Une des priorités est de travailler à la constitution d’une épargne et d’améliorer les recettes non pétrolières
Le projet de loi de finances 2016 tient compte de la production totale de brut [estimée à 140 000 barils/jour], du cours du brent et du taux de change. L’une des priorités est de travailler à la constitution d’une épargne et d’améliorer les recettes non pétrolières, afin d’assurer à l’État des ressources pérennes pour qu’il puisse couvrir ses dépenses ordinaires en cas de conjoncture défavorable. Les principales actions viseront à réduire les exonérations fiscales et douanières, à maîtriser le fichier des contribuables et à lutter contre la fraude, mais aussi à mettre en place une structure de veille pour éviter les dérapages en matière de contrôle fiscal.
La baisse des ressources ne risque-t-elle pas de provoquer des tensions sociales à l’approche de la présidentielle ?
Le projet de loi de finances est en cours d’examen à l’Assemblée nationale et doit être adopté dans les prochains jours. Des dispositions relatives aux dépenses incompressibles ont été prises en compte, pour qu’il n’y ait pas de perturbations. Établi sur la base des paramètres et des actions que nous venons d’évoquer, le budget 2016 présente une augmentation de 18 % des ressources et une baisse de 5 % des dépenses par rapport à la loi de finances rectificative de 2015.
L’activité devrait par ailleurs être relancée par la mise en œuvre des projets du chef de l’État, avec une hausse des investissements publics et privés dans le cadre de nouveaux partenariats public-privé. L’objectif est de continuer à renforcer les infrastructures de base, l’appui au développement rural et à la création d’emplois, et d’améliorer l’offre dans les domaines de la santé et de l’éducation.
Les plans relatifs à la réforme de l’impôt sur le revenu, de l’impôt foncier et des dépenses fiscales ont déjà été rédigés et validés
Le séminaire gouvernemental d’octobre sur la stratégie de mobilisation des ressources et de maîtrise des dépenses publiques a-t-il donné des résultats ?
Plusieurs mesures pour améliorer la gestion des finances publiques ont été identifiées et déclinées en plans d’action, pour lesquels nous avons défini des entités responsables, une durée d’exécution et des objectifs à atteindre. Les plans relatifs à la réforme de l’impôt sur le revenu, de l’impôt foncier et des dépenses fiscales ont déjà été rédigés et validés. Avec l’appui de l’Union européenne, un appel d’offres a été lancé pour le recrutement d’un consultant [les résultats sont attendus pour la fin du premier semestre de 2016]. Par ailleurs, le ministère des Finances entend réduire le nombre de ses délégations régionales.
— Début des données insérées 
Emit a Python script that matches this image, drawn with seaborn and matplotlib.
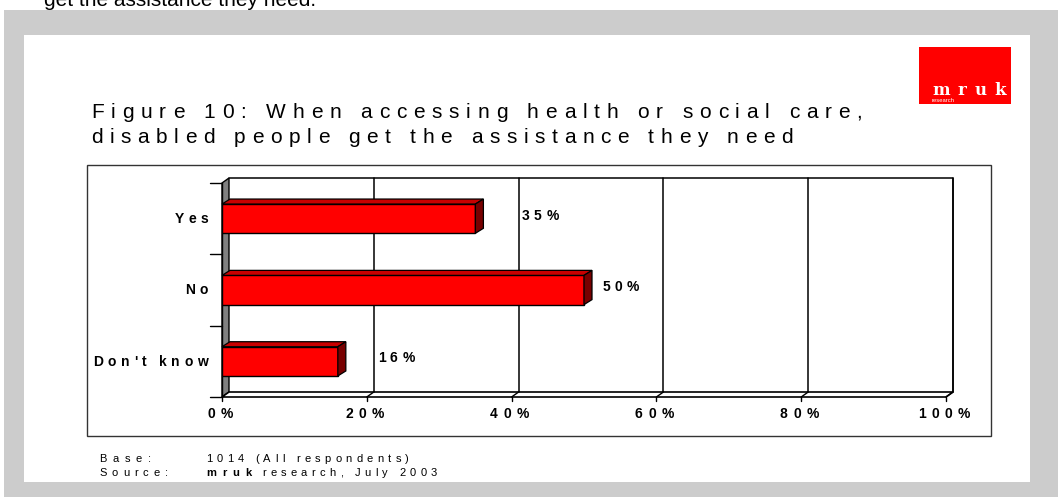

Boko Haram étant affaibli sur le plan militaire, peut-on s’attendre à une reprise des exportations vers le Nigeria ?
On espère bien entendu que les échanges avec le Nigeria vont retrouver leur cours normal, en particulier nos exportations de bétail, qui ont baissé de 75 % entre 2012 et 2014. Par ailleurs, nous mettons tout en œuvre pour que le nouvel abattoir de Moundou [dans le sud-ouest du pays] soit opérationnel en janvier 2016. Il ne sera alors plus question d’exporter le bétail sur pied, ou alors seulement dans une proportion limitée : le bétail, la viande et les produits dérivés seront traités sur place, puis exportés.
Il s’agira aussi de rendre effective la bancarisation de tous les agents de l’État
Quels sont vos objectifs en matière d’assainissement des finances publiques ?
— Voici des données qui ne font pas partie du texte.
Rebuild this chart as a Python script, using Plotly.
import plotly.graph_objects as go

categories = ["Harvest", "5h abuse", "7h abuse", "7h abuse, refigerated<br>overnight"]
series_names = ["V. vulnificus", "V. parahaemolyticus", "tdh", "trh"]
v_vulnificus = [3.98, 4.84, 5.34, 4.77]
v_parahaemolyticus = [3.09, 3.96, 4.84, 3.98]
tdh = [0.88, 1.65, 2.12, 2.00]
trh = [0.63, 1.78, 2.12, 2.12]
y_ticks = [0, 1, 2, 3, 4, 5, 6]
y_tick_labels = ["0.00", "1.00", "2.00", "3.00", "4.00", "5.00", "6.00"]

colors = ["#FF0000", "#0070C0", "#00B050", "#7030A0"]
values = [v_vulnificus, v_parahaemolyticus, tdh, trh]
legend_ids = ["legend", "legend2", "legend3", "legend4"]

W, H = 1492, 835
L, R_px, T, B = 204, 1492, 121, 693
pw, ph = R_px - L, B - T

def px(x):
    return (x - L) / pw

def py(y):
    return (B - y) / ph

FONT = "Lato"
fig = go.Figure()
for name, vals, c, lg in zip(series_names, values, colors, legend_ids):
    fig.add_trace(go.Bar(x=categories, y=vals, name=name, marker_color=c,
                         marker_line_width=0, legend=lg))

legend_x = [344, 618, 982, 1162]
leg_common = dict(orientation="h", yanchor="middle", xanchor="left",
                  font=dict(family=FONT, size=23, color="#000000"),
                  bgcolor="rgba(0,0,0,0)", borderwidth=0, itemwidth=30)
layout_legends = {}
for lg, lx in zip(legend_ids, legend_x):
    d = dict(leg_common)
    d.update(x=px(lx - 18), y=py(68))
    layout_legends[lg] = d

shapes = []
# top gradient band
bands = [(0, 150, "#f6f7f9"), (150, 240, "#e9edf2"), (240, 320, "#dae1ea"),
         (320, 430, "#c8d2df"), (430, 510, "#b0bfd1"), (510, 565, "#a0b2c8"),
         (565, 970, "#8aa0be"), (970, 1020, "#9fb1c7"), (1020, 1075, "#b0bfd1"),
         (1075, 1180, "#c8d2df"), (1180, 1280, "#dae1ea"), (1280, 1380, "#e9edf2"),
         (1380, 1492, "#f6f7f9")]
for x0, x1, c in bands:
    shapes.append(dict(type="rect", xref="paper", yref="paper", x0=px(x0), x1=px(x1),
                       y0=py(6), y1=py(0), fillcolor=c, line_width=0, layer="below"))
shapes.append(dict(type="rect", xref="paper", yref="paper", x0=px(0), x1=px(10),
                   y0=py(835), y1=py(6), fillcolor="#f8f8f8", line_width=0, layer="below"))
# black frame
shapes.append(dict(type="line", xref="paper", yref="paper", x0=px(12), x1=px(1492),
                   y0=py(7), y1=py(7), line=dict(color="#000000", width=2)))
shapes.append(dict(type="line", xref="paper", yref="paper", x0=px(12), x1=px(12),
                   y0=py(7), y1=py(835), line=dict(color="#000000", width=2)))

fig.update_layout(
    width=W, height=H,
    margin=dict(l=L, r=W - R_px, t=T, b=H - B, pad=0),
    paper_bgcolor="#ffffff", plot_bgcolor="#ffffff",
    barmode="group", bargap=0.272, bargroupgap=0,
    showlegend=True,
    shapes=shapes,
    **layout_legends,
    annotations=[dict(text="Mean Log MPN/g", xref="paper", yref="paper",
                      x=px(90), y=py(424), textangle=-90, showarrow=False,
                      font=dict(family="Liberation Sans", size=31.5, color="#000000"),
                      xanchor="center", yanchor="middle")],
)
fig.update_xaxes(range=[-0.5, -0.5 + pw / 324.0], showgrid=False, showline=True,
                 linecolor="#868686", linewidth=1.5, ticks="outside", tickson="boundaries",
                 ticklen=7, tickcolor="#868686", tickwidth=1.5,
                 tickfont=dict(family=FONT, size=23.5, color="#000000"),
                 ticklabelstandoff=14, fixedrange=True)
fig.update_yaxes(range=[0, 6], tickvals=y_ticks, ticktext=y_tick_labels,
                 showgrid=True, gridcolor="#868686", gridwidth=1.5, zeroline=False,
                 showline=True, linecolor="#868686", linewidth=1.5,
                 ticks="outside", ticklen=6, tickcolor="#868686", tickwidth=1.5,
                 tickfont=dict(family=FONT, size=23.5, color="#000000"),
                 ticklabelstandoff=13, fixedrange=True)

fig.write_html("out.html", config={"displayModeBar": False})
Plusieurs réformes ont déjà été engagées. Nous poursuivons l’automatisation de l’ensemble des procédures fiscales, ainsi que l’informatisation des régies financières et leur interconnexion – en particulier l’interconnexion entre l’administration de la douane et celle des impôts, et entre leurs services déconcentrés dans les régions.
Nous souhaitons en outre donner aux régies financières les moyens de suivre, de sécuriser et d’améliorer le rendement des recettes administratives de la police, des représentations diplomatiques, des mines, des cadastres et du domaine, etc.
Il s’agira aussi de rendre effective la bancarisation de tous les agents de l’État, d’effectuer un audit informatique et comptable de la Direction de la solde, afin de maîtriser les dépenses liées au personnel de l’État, tout en mettant en application les dispositions du nouveau code des marchés publics.
Certains estiment que les mesures prises contre les détournements de fonds publics sont électoralistes. Que leur répondez-vous ?
Que ce n’est pas le cas. Nombre d’entre elles ne sont pas nouvelles. Certaines ont été prises il y a plusieurs années par l’ex-ministère de la Bonne Gouvernance et de l’Assainissement public. Aujourd’hui, un comité technique vient de valider le code de conduite et de bonne gouvernance – qui sera prochainement adopté en Conseil des ministres – et c’est dans cette continuité que s’inscrit l’Inspection générale d’État [IGE, créée en octobre], rattachée à la présidence de la République. Cette batterie de mesures permettra de juguler la fraude et les détournements.